Here's another dirty secret: A big part of what these companies is emulation, not innovation - copying the features of their competitors or buying smaller competitors or innovators. Twitter has been on an acquisition spree, consolidating under its roof any number of services that used to be available only as third party add-ons. Facebook was far from the first social network. Like Google with other search engines, they were the late arrival that took down the pioneers, SixDegrees, Friendster, MySpace, Google's own Orkut.... The tech side can actually lag. Facebook would benefit in a serious way from migrating off of MySQL, but they grew so large, so quickly that the technical hurdles to a smooth migration are enormous, so they keep putting it off.

I was joking with a Google employee that they've hired all of the good programmers. I have had nothing but bad luck hiring programmers who prove less than competent, or less than honest about their abilities, in relation to my own web properties, despite paying out quite a lot of money. Those at the top of their game who don't want to work for a company like Google can often make a ton of money developing their own projects, and thus see little need to freelance. Yes, all tech companies are looking for talented engineers, and some of the salary wars between Google and Facebook could make anybody jealous, but part of the issue is that there are relatively few engineers who can compete at that level. They, perhaps more than any other group, do need to stay on top of their fields lest they find themselves able to support only yesterdays' technology, but they're far from a majority of the 20,000 employees that Friedman attributes to his short list of websites. Groupon, for one, employs a great many copywriters and salespeople.

Something else that is interesting about Friedman's list is that the companies he lists are principally about connections - connecting people to people, or helping businesses reach and market to consumers.
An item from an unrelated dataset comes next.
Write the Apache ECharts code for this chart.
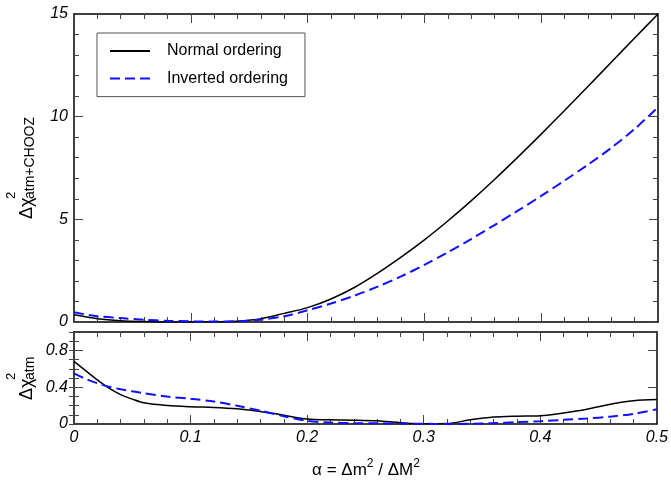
<!DOCTYPE html>
<html>
<head>
<meta charset="utf-8">
<script src="https://cdn.jsdelivr.net/npm/echarts@6/dist/echarts.min.js"></script>
<style>
html,body{margin:0;padding:0;background:#fff;}
#chart{width:671px;height:483px;}
</style>
</head>
<body>
<div id="chart"></div>
<script>
// ---- Data ----
var seriesNames = ['Normal ordering', 'Inverted ordering'];

// Upper panel: Δχ²(atm+CHOOZ) vs α
var alphaTop    = [0, 0.02, 0.04, 0.06, 0.08, 0.10, 0.12, 0.14, 0.16, 0.18, 0.20, 0.22, 0.24, 0.26, 0.28, 0.30, 0.32, 0.34, 0.36, 0.38, 0.40, 0.42, 0.44, 0.46, 0.48, 0.50];
var normalTop   = [0.35, 0.16, 0.06, 0.02, 0.0, 0.0, 0.0, 0.04, 0.16, 0.42, 0.70, 1.12, 1.68, 2.38, 3.16, 4.0, 4.92, 5.90, 6.94, 8.03, 9.15, 10.30, 11.47, 12.65, 13.83, 15.0];
var invertedTop = [0.47, 0.28, 0.19, 0.11, 0.06, 0.03, 0.02, 0.04, 0.11, 0.28, 0.57, 0.90, 1.28, 1.72, 2.22, 2.78, 3.39, 4.04, 4.72, 5.42, 6.14, 6.89, 7.66, 8.48, 9.40, 10.46];

// Lower panel: Δχ²(atm) vs α
var alphaBottom    = [0, 0.01, 0.02, 0.03, 0.04, 0.05, 0.06, 0.08, 0.10, 0.12, 0.14, 0.16, 0.18, 0.20, 0.22, 0.24, 0.26, 0.28, 0.30, 0.32, 0.34, 0.36, 0.38, 0.40, 0.42, 0.44, 0.46, 0.48, 0.50];
var normalBottom   = [0.68, 0.58, 0.48, 0.39, 0.32, 0.27, 0.23, 0.20, 0.187, 0.18, 0.165, 0.137, 0.095, 0.055, 0.045, 0.042, 0.035, 0.015, 0.002, 0.005, 0.045, 0.075, 0.085, 0.09, 0.12, 0.16, 0.215, 0.253, 0.265];
var invertedBottom = [0.55, 0.49, 0.443, 0.405, 0.378, 0.355, 0.335, 0.298, 0.274, 0.245, 0.198, 0.144, 0.085, 0.035, 0.015, 0.01, 0.008, 0.005, 0.002, 0.0, 0.003, 0.01, 0.02, 0.03, 0.045, 0.06, 0.08, 0.11, 0.16];

// Axis ticks
var xTicks = {min: 0, max: 0.5, interval: 0.1, minor: 5};
var yTopTicks = {min: 0, max: 15, interval: 5, minor: 5};
var yBottomTicks = {min: 0, max: 1.0, interval: 0.4, minorInterval: 0.1, labels: [0, 0.4, 0.8]};

function pairs(xs, ys) { return xs.map(function (x, i) { return [x, ys[i]]; }); }

var FONT = 'Liberation Sans, Arial, Helvetica, sans-serif';
var TICK = {color: '#444', width: 1};
var LINE = {color: '#000', width: 1.5};
var labelStyle = {fontStyle: 'italic', fontSize: 16, color: '#000', fontFamily: FONT};

function xAxisDef(grid, pos, showLabel) {
  return {
    type: 'value', gridIndex: grid, position: pos,
    min: xTicks.min, max: xTicks.max, interval: xTicks.interval,
    axisLine: {show: true, onZero: false, lineStyle: LINE},
    axisTick: {show: true, inside: true, length: 9, lineStyle: TICK},
    minorTick: {show: true, splitNumber: xTicks.minor, length: 5, lineStyle: TICK},
    splitLine: {show: false}, minorSplitLine: {show: false},
    axisLabel: Object.assign({show: showLabel, margin: 6,
      formatter: function (v) { return String(+v.toFixed(2)); }}, labelStyle)
  };
}

function yTopDef(pos, showLabel) {
  return {
    type: 'value', gridIndex: 0, position: pos,
    min: yTopTicks.min, max: yTopTicks.max, interval: yTopTicks.interval,
    axisLine: {show: true, onZero: false, lineStyle: LINE},
    axisTick: {show: true, inside: true, length: 9, lineStyle: TICK},
    minorTick: {show: true, splitNumber: yTopTicks.minor, length: 5, lineStyle: TICK},
    splitLine: {show: false}, minorSplitLine: {show: false},
    axisLabel: Object.assign({show: showLabel, margin: 6}, labelStyle)
  };
}

function yBottomMajor(pos, showLabel) {
  return {
    type: 'value', gridIndex: 1, position: pos,
    min: yBottomTicks.min, max: yBottomTicks.max, interval: yBottomTicks.interval,
    axisLine: {show: true, onZero: false, lineStyle: LINE},
    axisTick: {show: true, inside: true, length: 9, lineStyle: TICK},
    splitLine: {show: false},
    axisLabel: Object.assign({show: showLabel, margin: 6,
      formatter: function (v) {
        var r = +v.toFixed(2);
        return yBottomTicks.labels.indexOf(r) >= 0 ? String(r) : '';
      }}, labelStyle)
  };
}

function yBottomMinor(pos) {
  return {
    type: 'value', gridIndex: 1, position: pos,
    min: yBottomTicks.min, max: yBottomTicks.max, interval: yBottomTicks.minorInterval,
    axisLine: {show: false},
    axisTick: {show: true, inside: true, length: 5, lineStyle: TICK},
    splitLine: {show: false},
    axisLabel: {show: false}
  };
}

var normalStyle = {color: '#000', width: 1.5, type: 'solid'};
var invertedStyle = {color: '#1010ff', width: 2, type: [10, 5]};

function lineSeries(name, xi, yi, data, style) {
  return {
    name: name, type: 'line', xAxisIndex: xi, yAxisIndex: yi,
    data: data, symbol: 'none', showSymbol: false,
    smooth: 0.3,
    lineStyle: style, itemStyle: {color: style.color},
    clip: true, animation: false
  };
}

var chart = echarts.init(document.getElementById('chart'), null, {renderer: 'canvas'});

var option = {
  animation: false,
  backgroundColor: '#fff',
  textStyle: {fontFamily: FONT},
  grid: [
    {left: 74, right: 13, top: 14, height: 308},
    {left: 74, right: 13, top: 332, height: 92}
  ],
  xAxis: [
    xAxisDef(0, 'bottom', false),
    xAxisDef(0, 'top', false),
    xAxisDef(1, 'bottom', true),
    xAxisDef(1, 'top', false)
  ],
  yAxis: [
    yTopDef('left', true),
    yTopDef('right', false),
    yBottomMajor('left', true),
    yBottomMinor('left'),
    yBottomMajor('right', false),
    yBottomMinor('right')
  ],
  legend: {
    data: seriesNames,
    orient: 'vertical',
    left: 97, top: 33,
    itemWidth: 40, itemHeight: 16, itemGap: 11.6,
    padding: [10, 17, 10, 12],
    borderColor: '#555', borderWidth: 1,
    backgroundColor: '#fff',
    itemStyle: {color: 'rgba(0,0,0,0)', borderColor: 'rgba(0,0,0,0)', borderWidth: 0, opacity: 0},
    textStyle: {fontSize: 16, color: '#000', fontFamily: FONT, padding: [0, 0, 0, 12]},
    selectedMode: false
  },
  series: [
    lineSeries(seriesNames[0], 0, 0, pairs(alphaTop, normalTop), normalStyle),
    lineSeries(seriesNames[1], 0, 0, pairs(alphaTop, invertedTop), invertedStyle),
    lineSeries(seriesNames[0], 2, 2, pairs(alphaBottom, normalBottom), normalStyle),
    lineSeries(seriesNames[1], 2, 2, pairs(alphaBottom, invertedBottom), invertedStyle)
  ],
  graphic: [
    {
      type: 'group', x: 32, y: 219, rotation: Math.PI / 2,
      children: [
        {type: 'text', x: 0, y: -5, style: {text: 'Δχ', font: '18px ' + FONT, fill: '#000', verticalAlign: 'middle'}},
        {type: 'text', x: 20, y: -21, style: {text: '2', font: '13px ' + FONT, fill: '#000', verticalAlign: 'middle'}},
        {type: 'text', x: 20, y: -2, style: {text: 'atm+CHOOZ', font: '14px ' + FONT, fill: '#000', verticalAlign: 'middle'}}
      ]
    },
    {
      type: 'group', x: 32, y: 400, rotation: Math.PI / 2,
      children: [
        {type: 'text', x: 0, y: -5, style: {text: 'Δχ', font: '18px ' + FONT, fill: '#000', verticalAlign: 'middle'}},
        {type: 'text', x: 20, y: -21, style: {text: '2', font: '13px ' + FONT, fill: '#000', verticalAlign: 'middle'}},
        {type: 'text', x: 20, y: -2, style: {text: 'atm', font: '14px ' + FONT, fill: '#000', verticalAlign: 'middle'}}
      ]
    },
    {
      type: 'text', x: 366, y: 470,
      style: {
        text: '{m|α = Δm}{s|2}{m| / ΔM}{s|2}',
        align: 'center', verticalAlign: 'middle',
        rich: {
          m: {fontSize: 17, fontFamily: FONT, color: '#000', lineHeight: 24},
          s: {fontSize: 12, fontFamily: FONT, color: '#000', verticalAlign: 'top', lineHeight: 14}
        }
      }
    }
  ]
};
chart.setOption(option);
</script>
</body>
</html>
Friedman later writes that employers want employees who can "adapt with all the change, so my company can adapt and export more into the fastest-growing global markets" - but none of the companies he lists actually produces a tangible product. Ironically, in this "great recession", businesses that actually produce goods often have excess capacity and are thus not hiring or expanding, and depressed consumer demand reduces the export markets. So you have a lot of wealthy people and institutions who have no place to put their money in a conventional economy - so they either sit on their money waiting for the economy to improve, or they help drive up the value of companies like the ones Friedman lists in the hope that the latest group of Internet "rising stars" will fare better than their historic predecessors. History tells us that five years from now there will be two or three social networks, one of which will likely have at least 60% of the market, and one of which will likely be desperately trying to reinvent itself in order to remain relevant. Facebook may be the one on top, or it may look more like MySpace, or it may look more like SixDegrees. When you look at a $100 million valuation, you need to at least consider the following thoughts: "high stakes gambling" and "Pets.com".

At the end of the day, there's a reason that Friedman is only able to identify a small number of highly valued companies with small numbers of employees: even in a bubble the economy can only sustain so many companies that are trying to sell us social games, social networks or social marketing. Were Friedman to expand his list to include established companies with proven revenue streams, or high tech companies that produce and export tangible goods, he would need a much larger stadium. You don't build a sustainable economy by pointing to a bubble and saying, "Everybody should do that," or by pointing to a small industry that employs only 20,000 people (probably no more than 20% of whom are the type of innovator Friedman describes) and arguing that everybody should try to develop the skills necessary to compete for those jobs.